As the legendary guitarist once recalled: “It took me some time to get better from the injuries I had, and then I went down South. I played cafes, clubs and on the streets. It was pretty tough at the first period. I lived in very miserable circumstances. I slept where I could, and when I needed to eat I had to steal it. I earned some money, but I didn’t like it at all.”
Over the next few year’s, Hendrix survived off of his talent, honing his skills as a session and backing guitarist with a number of artists, including the legendary Motown group, The Isley Brothers. What a legacy. Not only did The Isley Brothers record some of the most musically complex and euphoric songs of the 1960s and ’70s – such as ‘This Old Heart Of Mine’ and ‘Footsteps In The Dark’ – but they also set Hendrix on the road to greatness. Without them, the history of popular music would be very different.
It all started when Hendrix moved to Buffalo, New York. He was making a living playing the city’s various clubs, moving from place to place without any clear sense of direction or a place to sleep. At this time, and in the midst of a bitter New York winter, Hendrix was frequently forced to sleep on the street after gigs. It was during one of his many shows in Harlem that Hendrix bumped into The Isley Brothers for the first time.
After moving to New York in the 1950s, the group had already had a number of hit records, and, when Hendrix met them in 1964, were just about to record their new single ‘Tesitfy’, on which Hendrix played the guitar. “One of the Isley Brothers heard me playing in a club and said he had a job open,” he remembered. “So I played with the Isley Brothers for a while, and they used to make me do my thing (play with my teeth, etc.), because it made them more bucks or something. Most groups I was with didn’t let me do my own thing.”
But despite his early enthusiasm, Hendrix peripatetic spirit soon caught up with him and he started to feel restricted by The Isley brother’s smooth soul-infused sound.

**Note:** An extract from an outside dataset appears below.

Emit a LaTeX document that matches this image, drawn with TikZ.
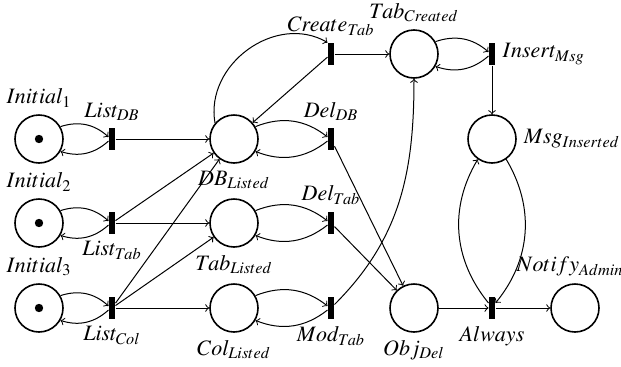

He decided to leave the group and return to New York’s sidewalks: “I quit The Isley Brothers in Nashville. I got tired of playing in the key of F all the time, so I turned in my white mohair silk suit and patent leather shoes and began playing on street corners again.” But The Isley Brothers didn’t forget Hendrix in a hurry. His guitar on ‘Testify’ went on to inspire Ernie Isley’s guitar playing on one of their biggest hits, ‘Footsteps In The Dark.’ Indeed, even after Hendrix left the group, the brothers let him live in their mother’s house for two years.
After joining Little Richard’s band, Hendrix continued to move around New York, playing in dusky bars until finally going solo. The rest, as they say, is history.